• [Objective]:
Only the span from the line containing "Emit a component" down to the line containing "платежи, % от" is to be printed, exactly and inclusively, with pictures omitted.

━━━ Dataset extract

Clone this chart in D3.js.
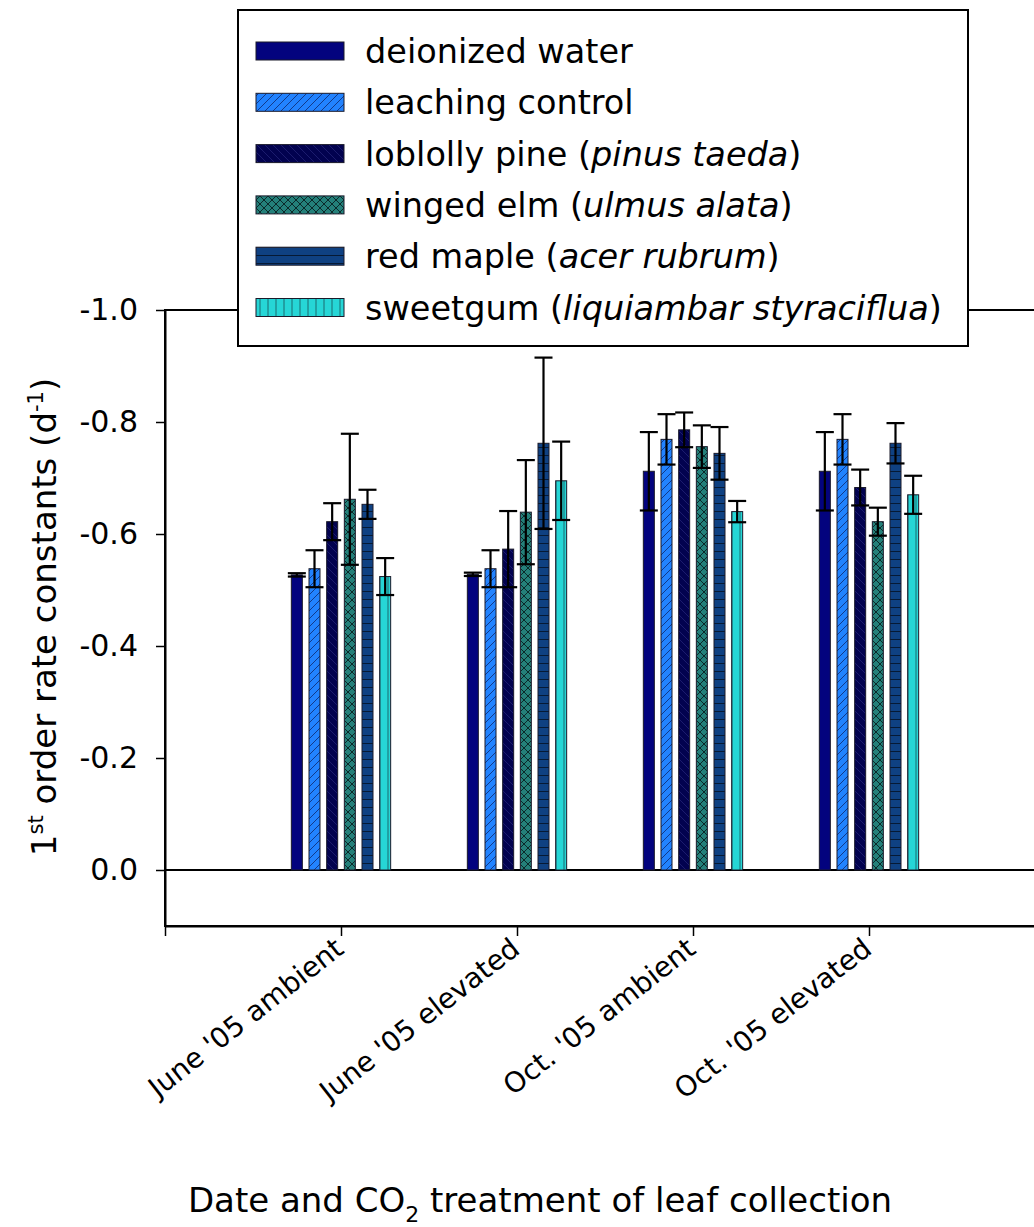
<!DOCTYPE html>
<html>
<head>
<meta charset="utf-8">
<script src="https://cdn.jsdelivr.net/npm/d3@7"></script>
<style>
  html, body { margin: 0; padding: 0; background: #fff; }
  svg { display: block; font-family: "DejaVu Sans", Verdana, sans-serif; }
</style>
</head>
<body>
<svg id="chart" width="1034" height="1227"></svg>
<script>
// Collection dates / CO2 treatments (x groups)
const categories = ["June '05 ambient", "June '05 elevated", "Oct. '05 ambient", "Oct. '05 elevated"];

// Leaf-litter treatments (bar series)
const series = ["deionized water", "leaching control", "loblolly pine", "winged elm", "red maple", "sweetgum"];
const seriesLatin = [null, null, "pinus taeda", "ulmus alata", "acer rubrum", "liquiambar styraciflua"];

// First-order rate constants (d^-1), one array per series, ordered by category
const deionizedWater  = [-0.527, -0.528, -0.712, -0.712];
const leachingControl = [-0.538, -0.538, -0.769, -0.769];
const loblollyPine    = [-0.622, -0.573, -0.786, -0.683];
const wingedElm       = [-0.662, -0.639, -0.756, -0.622];
const redMaple        = [-0.653, -0.762, -0.744, -0.762];
const sweetgum        = [-0.524, -0.695, -0.640, -0.670];

// Error bar half-widths (same order)
const errDeionized = [0.003, 0.003, 0.070, 0.070];
const errLeaching  = [0.033, 0.033, 0.045, 0.045];
const errPine      = [0.033, 0.068, 0.031, 0.032];
const errElm       = [0.117, 0.093, 0.038, 0.025];
const errMaple     = [0.026, 0.153, 0.047, 0.036];
const errSweetgum  = [0.033, 0.070, 0.019, 0.034];

const yTicks = [-1.0, -0.8, -0.6, -0.4, -0.2, 0.0];

const values = [deionizedWater, leachingControl, loblollyPine, wingedElm, redMaple, sweetgum];
const errors = [errDeionized, errLeaching, errPine, errElm, errMaple, errSweetgum];

const svg = d3.select("#chart");
const defs = svg.append("defs");

// Fill patterns for each series
function hatch(id, base, size, drawFn) {
  const p = defs.append("pattern").attr("id", id)
    .attr("patternUnits", "userSpaceOnUse")
    .attr("width", size).attr("height", size);
  p.append("rect").attr("width", size).attr("height", size).attr("fill", base);
  drawFn(p, size);
}
const fills = [];
fills.push("#03037e");
hatch("pLeach", "#2283ff", 8, (p, s) => {
  p.append("path").attr("d", `M0,${s} L${s},0 M${-s/2},${s/2} L${s/2},${-s/2} M${s/2},${s*1.5} L${s*1.5},${s/2}`)
    .attr("stroke", "#123a8a").attr("stroke-width", 1);
});
fills.push("url(#pLeach)");
hatch("pPine", "#02024f", 8, (p, s) => {
  p.append("path").attr("d", `M0,0 L${s},${s} M${-s/2},${s/2} L${s/2},${s*1.5} M${s/2},${-s/2} L${s*1.5},${s/2}`)
    .attr("stroke", "#1c1c6e").attr("stroke-width", 1);
});
fills.push("url(#pPine)");
hatch("pElm", "#24807a", 8, (p, s) => {
  p.append("path").attr("d", `M0,0 L${s},${s} M0,${s} L${s},0`)
    .attr("stroke", "#0b2a2a").attr("stroke-width", 1);
});
fills.push("url(#pElm)");
hatch("pMaple", "#0f4182", 8, (p, s) => {
  p.append("path").attr("d", `M0,${s - 0.5} L${s},${s - 0.5}`)
    .attr("stroke", "#061a35").attr("stroke-width", 1);
});
fills.push("url(#pMaple)");
hatch("pSweet", "#26d6d6", 8, (p, s) => {
  p.append("path").attr("d", `M${s/2},0 L${s/2},${s}`)
    .attr("stroke", "#1a6b70").attr("stroke-width", 1);
});
fills.push("url(#pSweet)");

// Scales
const x = d3.scaleLinear().domain([0, 5]).range([165, 1045]);
const y = d3.scaleLinear().domain([0.1, -1.0]).range([926, 310]);
const inner = d3.scaleBand().domain(series).range([-53, 53]).padding(0);
const barW = 11;

// Plot frame (right edge runs past the page)
svg.append("rect")
  .attr("x", x(0)).attr("y", y(-1.0))
  .attr("width", x(5) - x(0)).attr("height", y(0.1) - y(-1.0))
  .attr("fill", "none").attr("stroke", "#000").attr("stroke-width", 2);

// Zero line
svg.append("line")
  .attr("x1", x(0)).attr("x2", x(5))
  .attr("y1", y(0)).attr("y2", y(0))
  .attr("stroke", "#000").attr("stroke-width", 1.8);

// Y axis
const yAxis = svg.append("g")
  .attr("transform", `translate(${x(0)},0)`)
  .call(d3.axisLeft(y).tickValues(yTicks).tickSize(9).tickSizeOuter(0).tickPadding(18)
    .tickFormat(d => d.toFixed(1)));
yAxis.select(".domain").attr("stroke-width", 2);
yAxis.selectAll(".tick line").attr("stroke-width", 1.5);
yAxis.selectAll("text").attr("font-size", 30).attr("fill", "#000")
  .attr("font-family", "DejaVu Sans, sans-serif");

// X axis
const xAxis = svg.append("g")
  .attr("transform", `translate(0,${y(0.1)})`)
  .call(d3.axisBottom(x).tickValues([0, 1, 2, 3, 4, 5]).tickSize(10).tickSizeOuter(0)
    .tickFormat(d => (d >= 1 && d <= 4) ? categories[d - 1] : ""));
xAxis.select(".domain").attr("stroke-width", 2);
xAxis.selectAll(".tick line").attr("stroke-width", 1.5);
xAxis.selectAll("text")
  .attr("font-size", 28).attr("fill", "#000")
  .attr("font-family", "DejaVu Sans, sans-serif")
  .attr("text-anchor", "end")
  .attr("x", 0).attr("y", 0).attr("dy", "0")
  .attr("transform", "translate(4,26) rotate(-38)");

// Bars
const bars = svg.append("g");
categories.forEach((c, ci) => {
  series.forEach((s, si) => {
    const v = values[si][ci];
    const cx = x(ci + 1) + inner(s) + inner.bandwidth() / 2;
    bars.append("rect")
      .attr("x", cx - barW / 2)
      .attr("y", Math.min(y(v), y(0)))
      .attr("width", barW)
      .attr("height", Math.abs(y(0) - y(v)))
      .attr("fill", fills[si])
      .attr("stroke", "#1a1a2a").attr("stroke-width", 1);
  });
});

// Error bars
const errG = svg.append("g").attr("stroke", "#000").attr("stroke-width", 2.2);
categories.forEach((c, ci) => {
  series.forEach((s, si) => {
    const v = values[si][ci], e = errors[si][ci];
    const cx = x(ci + 1) + inner(s) + inner.bandwidth() / 2;
    const yHi = y(v - e), yLo = y(v + e);
    errG.append("line").attr("x1", cx).attr("x2", cx).attr("y1", yHi).attr("y2", yLo);
    errG.append("line").attr("x1", cx - 9).attr("x2", cx + 9).attr("y1", yHi).attr("y2", yHi);
    errG.append("line").attr("x1", cx - 9).attr("x2", cx + 9).attr("y1", yLo).attr("y2", yLo);
  });
});

// Y axis title
const yTitle = svg.append("text")
  .attr("transform", "translate(56,617) rotate(-90)")
  .attr("text-anchor", "middle")
  .attr("font-size", 34).attr("fill", "#000");
yTitle.append("tspan").text("1");
yTitle.append("tspan").attr("font-size", 21).attr("dy", -13).text("st");
yTitle.append("tspan").attr("dy", 13).text(" order rate constants (d");
yTitle.append("tspan").attr("font-size", 21).attr("dy", -13).text("-1");
yTitle.append("tspan").attr("dy", 13).text(")");

// X axis title
const xTitle = svg.append("text")
  .attr("x", 540).attr("y", 1212)
  .attr("text-anchor", "middle")
  .attr("font-size", 34).attr("fill", "#000");
xTitle.append("tspan").text("Date and CO");
xTitle.append("tspan").attr("font-size", 22).attr("dy", 10).text("2");
xTitle.append("tspan").attr("dy", -10).text(" treatment of leaf collection");

// Legend
const legend = svg.append("g");
legend.append("rect")
  .attr("x", 238).attr("y", 10).attr("width", 730).attr("height", 336)
  .attr("fill", "#fff").attr("stroke", "#000").attr("stroke-width", 2);
series.forEach((s, si) => {
  const cy = 51 + si * 51.3;
  legend.append("rect")
    .attr("x", 256).attr("y", cy - 9).attr("width", 88).attr("height", 18)
    .attr("fill", fills[si]).attr("stroke", "#1a1a2a").attr("stroke-width", 1);
  const t = legend.append("text")
    .attr("x", 365).attr("y", cy + 12)
    .attr("font-size", 33.5).attr("fill", "#000");
  if (seriesLatin[si]) {
    t.append("tspan").text(s + " (");
    t.append("tspan").attr("font-style", "italic").text(seriesLatin[si]);
    t.append("tspan").text(")");
  } else {
    t.text(s);
  }
});
</script>
</body>
</html>
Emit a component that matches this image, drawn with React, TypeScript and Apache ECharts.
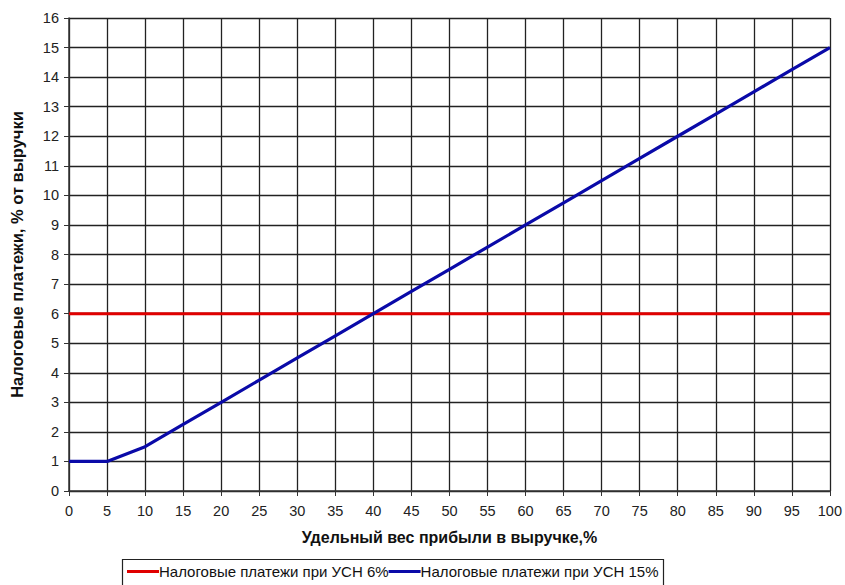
import React, { useEffect, useRef } from "react";
import * as echarts from "echarts";

const xValues = [0, 5, 10, 15, 20, 25, 30, 35, 40, 45, 50, 55, 60, 65, 70, 75, 80, 85, 90, 95, 100];
const usn6 = [6, 6, 6, 6, 6, 6, 6, 6, 6, 6, 6, 6, 6, 6, 6, 6, 6, 6, 6, 6, 6];
const usn15 = [1, 1, 1.5, 2.25, 3, 3.75, 4.5, 5.25, 6, 6.75, 7.5, 8.25, 9, 9.75, 10.5, 11.25, 12, 12.75, 13.5, 14.25, 15];
const seriesNames = ["Налоговые платежи при УСН 6%", "Налоговые платежи при УСН 15%"];
const xTitle = "Удельный вес прибыли в выручке,%";
const yTitle = "Налоговые платежи, % от выручки";

export default function App() {
  const ref = useRef<HTMLDivElement>(null);
  useEffect(() => {
    const chart = echarts.init(ref.current!, null, { renderer: "svg" });
    const font = "'Liberation Sans', Arial, sans-serif";
    chart.setOption({
      animation: false,
      backgroundColor: "#ffffff",
      textStyle: { fontFamily: font },
      grid: { left: 68, right: 13, top: 18, bottom: 94 },
      graphic: [
        {
          type: "rect",
          shape: { x: 122.5, y: 559.5, width: 541, height: 40 },
          style: { fill: "none", stroke: "#222", lineWidth: 1.2 },
          z: 10,
        },
      ],
      legend: {
        left: 123,
        top: 562,
        itemGap: 0,
        itemWidth: 32,
        itemHeight: 3,
        icon: "rect",
        padding: [2, 4, 2, 4],
        textStyle: { fontFamily: font, fontSize: 15, color: "#111", padding: [0, 0, 0, -5] },
        data: seriesNames,
      },
      xAxis: {
        type: "value",
        min: 0,
        max: 100,
        interval: 5,
        name: xTitle,
        nameLocation: "middle",
        nameGap: 38,
        nameTextStyle: { fontFamily: font, fontSize: 16, fontWeight: "bold", color: "#111" },
        axisLine: { lineStyle: { color: "#333", width: 1.5 } },
        axisTick: { show: true, length: 5, lineStyle: { color: "#333" } },
        axisLabel: { fontFamily: font, fontSize: 14.5, color: "#222", margin: 12 },
        splitLine: { show: true, lineStyle: { color: "#222", width: 1.3 } },
      },
      yAxis: {
        type: "value",
        min: 0,
        max: 16,
        interval: 1,
        name: yTitle,
        nameLocation: "middle",
        nameGap: 44,
        nameTextStyle: { fontFamily: font, fontSize: 16.5, fontWeight: "bold", color: "#111" },
        axisLine: { show: true, lineStyle: { color: "#333", width: 1.5 } },
        axisTick: { show: true, length: 5, lineStyle: { color: "#333" } },
        axisLabel: { fontFamily: font, fontSize: 14.5, color: "#222", margin: 10 },
        splitLine: { show: true, lineStyle: { color: "#222", width: 1.3 } },
      },
      series: [
        {
          name: seriesNames[0],
          type: "line",
          data: xValues.map((x, i) => [x, usn6[i]]),
          symbol: "none",
          lineStyle: { color: "#e00000", width: 3 },
          itemStyle: { color: "#e00000" },
        },
        {
          name: seriesNames[1],
          type: "line",
          data: xValues.map((x, i) => [x, usn15[i]]),
          symbol: "none",
          lineStyle: { color: "#0a0aa8", width: 3.2 },
          itemStyle: { color: "#0a0aa8" },
        },
      ],
    });
    return () => chart.dispose();
  }, []);
  return (
    <div
      ref={ref}
      style={{ position: "fixed", left: 0, top: 0, width: 845, height: 585, background: "#fff" }}
    />
  );
}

━━━━━━

• [Final result]:
Emit a component that matches this image, drawn with React, TypeScript and Apache ECharts.
import React, { useEffect, useRef } from "react";
import * as echarts from "echarts";

const xValues = [0, 5, 10, 15, 20, 25, 30, 35, 40, 45, 50, 55, 60, 65, 70, 75, 80, 85, 90, 95, 100];
const usn6 = [6, 6, 6, 6, 6, 6, 6, 6, 6, 6, 6, 6, 6, 6, 6, 6, 6, 6, 6, 6, 6];
const usn15 = [1, 1, 1.5, 2.25, 3, 3.75, 4.5, 5.25, 6, 6.75, 7.5, 8.25, 9, 9.75, 10.5, 11.25, 12, 12.75, 13.5, 14.25, 15];
const seriesNames = ["Налоговые платежи при УСН 6%", "Налоговые платежи при УСН 15%"];
const xTitle = "Удельный вес прибыли в выручке,%";
const yTitle = "Налоговые платежи, % от выручки";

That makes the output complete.